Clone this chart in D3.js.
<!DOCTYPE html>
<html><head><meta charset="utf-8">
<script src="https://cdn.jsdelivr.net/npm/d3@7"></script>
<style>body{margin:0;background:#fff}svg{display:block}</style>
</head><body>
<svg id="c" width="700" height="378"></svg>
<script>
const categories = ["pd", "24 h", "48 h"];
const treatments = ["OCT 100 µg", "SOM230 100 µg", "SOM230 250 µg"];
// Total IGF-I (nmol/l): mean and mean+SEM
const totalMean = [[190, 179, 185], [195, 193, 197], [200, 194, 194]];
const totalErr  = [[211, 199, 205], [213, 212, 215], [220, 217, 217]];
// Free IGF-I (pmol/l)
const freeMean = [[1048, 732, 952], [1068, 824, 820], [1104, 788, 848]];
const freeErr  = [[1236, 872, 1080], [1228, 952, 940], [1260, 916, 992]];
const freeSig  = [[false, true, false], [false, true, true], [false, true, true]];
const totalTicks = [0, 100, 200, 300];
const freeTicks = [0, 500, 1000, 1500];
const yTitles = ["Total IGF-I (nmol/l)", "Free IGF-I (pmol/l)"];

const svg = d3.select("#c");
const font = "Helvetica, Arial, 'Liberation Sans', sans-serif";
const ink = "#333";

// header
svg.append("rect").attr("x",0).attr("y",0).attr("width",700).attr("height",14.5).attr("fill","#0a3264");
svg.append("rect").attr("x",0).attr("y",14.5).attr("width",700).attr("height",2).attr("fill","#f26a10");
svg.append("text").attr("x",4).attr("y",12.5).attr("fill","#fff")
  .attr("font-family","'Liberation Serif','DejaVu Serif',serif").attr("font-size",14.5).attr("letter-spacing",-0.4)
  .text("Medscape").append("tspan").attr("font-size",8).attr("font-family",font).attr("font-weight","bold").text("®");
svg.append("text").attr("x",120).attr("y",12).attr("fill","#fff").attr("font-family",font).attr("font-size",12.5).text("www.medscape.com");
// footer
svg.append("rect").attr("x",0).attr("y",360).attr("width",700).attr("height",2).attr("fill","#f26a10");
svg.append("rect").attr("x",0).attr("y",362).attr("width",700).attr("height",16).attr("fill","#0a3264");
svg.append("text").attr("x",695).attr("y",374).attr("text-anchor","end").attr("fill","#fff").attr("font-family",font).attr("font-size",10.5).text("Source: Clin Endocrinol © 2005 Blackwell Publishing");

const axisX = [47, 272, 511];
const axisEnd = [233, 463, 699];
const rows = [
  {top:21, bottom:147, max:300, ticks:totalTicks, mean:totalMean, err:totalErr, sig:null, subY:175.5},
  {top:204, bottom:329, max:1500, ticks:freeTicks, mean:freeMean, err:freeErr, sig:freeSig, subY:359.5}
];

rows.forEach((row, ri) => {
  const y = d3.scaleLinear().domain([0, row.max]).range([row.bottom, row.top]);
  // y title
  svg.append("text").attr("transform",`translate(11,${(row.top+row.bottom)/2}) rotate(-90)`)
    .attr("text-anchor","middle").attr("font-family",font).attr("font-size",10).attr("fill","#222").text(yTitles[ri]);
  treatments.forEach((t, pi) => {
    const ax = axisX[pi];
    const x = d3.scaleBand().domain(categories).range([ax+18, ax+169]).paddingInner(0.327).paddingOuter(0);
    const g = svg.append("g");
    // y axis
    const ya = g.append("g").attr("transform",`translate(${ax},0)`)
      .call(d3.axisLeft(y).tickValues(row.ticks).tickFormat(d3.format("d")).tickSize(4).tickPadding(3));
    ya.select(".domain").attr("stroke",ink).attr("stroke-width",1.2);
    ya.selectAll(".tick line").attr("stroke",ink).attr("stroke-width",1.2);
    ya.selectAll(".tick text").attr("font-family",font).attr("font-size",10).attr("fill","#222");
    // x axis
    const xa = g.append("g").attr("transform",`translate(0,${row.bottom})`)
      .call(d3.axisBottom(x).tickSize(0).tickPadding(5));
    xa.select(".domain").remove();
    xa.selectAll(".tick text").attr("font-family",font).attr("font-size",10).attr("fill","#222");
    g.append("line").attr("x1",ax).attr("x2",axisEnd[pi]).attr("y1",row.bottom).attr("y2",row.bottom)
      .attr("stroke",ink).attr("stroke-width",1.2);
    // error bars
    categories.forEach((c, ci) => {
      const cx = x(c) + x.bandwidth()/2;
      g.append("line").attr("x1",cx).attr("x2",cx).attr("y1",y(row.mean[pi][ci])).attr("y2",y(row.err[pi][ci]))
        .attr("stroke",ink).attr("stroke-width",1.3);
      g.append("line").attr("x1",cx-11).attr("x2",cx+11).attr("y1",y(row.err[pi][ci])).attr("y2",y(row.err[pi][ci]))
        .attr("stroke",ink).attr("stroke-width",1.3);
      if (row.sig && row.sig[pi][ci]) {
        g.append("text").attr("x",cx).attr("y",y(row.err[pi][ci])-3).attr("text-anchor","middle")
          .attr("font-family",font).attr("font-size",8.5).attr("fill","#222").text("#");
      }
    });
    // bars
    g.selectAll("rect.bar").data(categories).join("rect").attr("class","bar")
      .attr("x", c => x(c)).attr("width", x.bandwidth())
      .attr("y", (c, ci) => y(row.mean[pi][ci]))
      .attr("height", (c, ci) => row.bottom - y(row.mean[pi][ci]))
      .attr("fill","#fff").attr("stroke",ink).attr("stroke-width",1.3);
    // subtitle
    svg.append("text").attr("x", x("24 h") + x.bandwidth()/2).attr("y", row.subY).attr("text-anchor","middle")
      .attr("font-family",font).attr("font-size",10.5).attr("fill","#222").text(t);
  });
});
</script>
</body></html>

• **Written exercise**: Return all of the data word for word.

• **Finished exercise**:
Clone this chart in D3.js.
<!DOCTYPE html>
<html><head><meta charset="utf-8">
<script src="https://cdn.jsdelivr.net/npm/d3@7"></script>
<style>body{margin:0;background:#fff}svg{display:block}</style>
</head><body>
<svg id="c" width="700" height="378"></svg>
<script>
const categories = ["pd", "24 h", "48 h"];
const treatments = ["OCT 100 µg", "SOM230 100 µg", "SOM230 250 µg"];
// Total IGF-I (nmol/l): mean and mean+SEM
const totalMean = [[190, 179, 185], [195, 193, 197], [200, 194, 194]];
const totalErr  = [[211, 199, 205], [213, 212, 215], [220, 217, 217]];
// Free IGF-I (pmol/l)
const freeMean = [[1048, 732, 952], [1068, 824, 820], [1104, 788, 848]];
const freeErr  = [[1236, 872, 1080], [1228, 952, 940], [1260, 916, 992]];
const freeSig  = [[false, true, false], [false, true, true], [false, true, true]];
const totalTicks = [0, 100, 200, 300];
const freeTicks = [0, 500, 1000, 1500];
const yTitles = ["Total IGF-I (nmol/l)", "Free IGF-I (pmol/l)"];

const svg = d3.select("#c");
const font = "Helvetica, Arial, 'Liberation Sans', sans-serif";
const ink = "#333";

// header
svg.append("rect").attr("x",0).attr("y",0).attr("width",700).attr("height",14.5).attr("fill","#0a3264");
svg.append("rect").attr("x",0).attr("y",14.5).attr("width",700).attr("height",2).attr("fill","#f26a10");
svg.append("text").attr("x",4).attr("y",12.5).attr("fill","#fff")
  .attr("font-family","'Liberation Serif','DejaVu Serif',serif").attr("font-size",14.5).attr("letter-spacing",-0.4)
  .text("Medscape").append("tspan").attr("font-size",8).attr("font-family",font).attr("font-weight","bold").text("®");
svg.append("text").attr("x",120).attr("y",12).attr("fill","#fff").attr("font-family",font).attr("font-size",12.5).text("www.medscape.com");
// footer
svg.append("rect").attr("x",0).attr("y",360).attr("width",700).attr("height",2).attr("fill","#f26a10");
svg.append("rect").attr("x",0).attr("y",362).attr("width",700).attr("height",16).attr("fill","#0a3264");
svg.append("text").attr("x",695).attr("y",374).attr("text-anchor","end").attr("fill","#fff").attr("font-family",font).attr("font-size",10.5).text("Source: Clin Endocrinol © 2005 Blackwell Publishing");

const axisX = [47, 272, 511];
const axisEnd = [233, 463, 699];
const rows = [
  {top:21, bottom:147, max:300, ticks:totalTicks, mean:totalMean, err:totalErr, sig:null, subY:175.5},
  {top:204, bottom:329, max:1500, ticks:freeTicks, mean:freeMean, err:freeErr, sig:freeSig, subY:359.5}
];

rows.forEach((row, ri) => {
  const y = d3.scaleLinear().domain([0, row.max]).range([row.bottom, row.top]);
  // y title
  svg.append("text").attr("transform",`translate(11,${(row.top+row.bottom)/2}) rotate(-90)`)
    .attr("text-anchor","middle").attr("font-family",font).attr("font-size",10).attr("fill","#222").text(yTitles[ri]);
  treatments.forEach((t, pi) => {
    const ax = axisX[pi];
    const x = d3.scaleBand().domain(categories).range([ax+18, ax+169]).paddingInner(0.327).paddingOuter(0);
    const g = svg.append("g");
    // y axis
    const ya = g.append("g").attr("transform",`translate(${ax},0)`)
      .call(d3.axisLeft(y).tickValues(row.ticks).tickFormat(d3.format("d")).tickSize(4).tickPadding(3));
    ya.select(".domain").attr("stroke",ink).attr("stroke-width",1.2);
    ya.selectAll(".tick line").attr("stroke",ink).attr("stroke-width",1.2);
    ya.selectAll(".tick text").attr("font-family",font).attr("font-size",10).attr("fill","#222");
    // x axis
    const xa = g.append("g").attr("transform",`translate(0,${row.bottom})`)
      .call(d3.axisBottom(x).tickSize(0).tickPadding(5));
    xa.select(".domain").remove();
    xa.selectAll(".tick text").attr("font-family",font).attr("font-size",10).attr("fill","#222");
    g.append("line").attr("x1",ax).attr("x2",axisEnd[pi]).attr("y1",row.bottom).attr("y2",row.bottom)
      .attr("stroke",ink).attr("stroke-width",1.2);
    // error bars
    categories.forEach((c, ci) => {
      const cx = x(c) + x.bandwidth()/2;
      g.append("line").attr("x1",cx).attr("x2",cx).attr("y1",y(row.mean[pi][ci])).attr("y2",y(row.err[pi][ci]))
        .attr("stroke",ink).attr("stroke-width",1.3);
      g.append("line").attr("x1",cx-11).attr("x2",cx+11).attr("y1",y(row.err[pi][ci])).attr("y2",y(row.err[pi][ci]))
        .attr("stroke",ink).attr("stroke-width",1.3);
      if (row.sig && row.sig[pi][ci]) {
        g.append("text").attr("x",cx).attr("y",y(row.err[pi][ci])-3).attr("text-anchor","middle")
          .attr("font-family",font).attr("font-size",8.5).attr("fill","#222").text("#");
      }
    });
    // bars
    g.selectAll("rect.bar").data(categories).join("rect").attr("class","bar")
      .attr("x", c => x(c)).attr("width", x.bandwidth())
      .attr("y", (c, ci) => y(row.mean[pi][ci]))
      .attr("height", (c, ci) => row.bottom - y(row.mean[pi][ci]))
      .attr("fill","#fff").attr("stroke",ink).attr("stroke-width",1.3);
    // subtitle
    svg.append("text").attr("x", x("24 h") + x.bandwidth()/2).attr("y", row.subY).attr("text-anchor","middle")
      .attr("font-family",font).attr("font-size",10.5).attr("fill","#222").text(t);
  });
});
</script>
</body></html>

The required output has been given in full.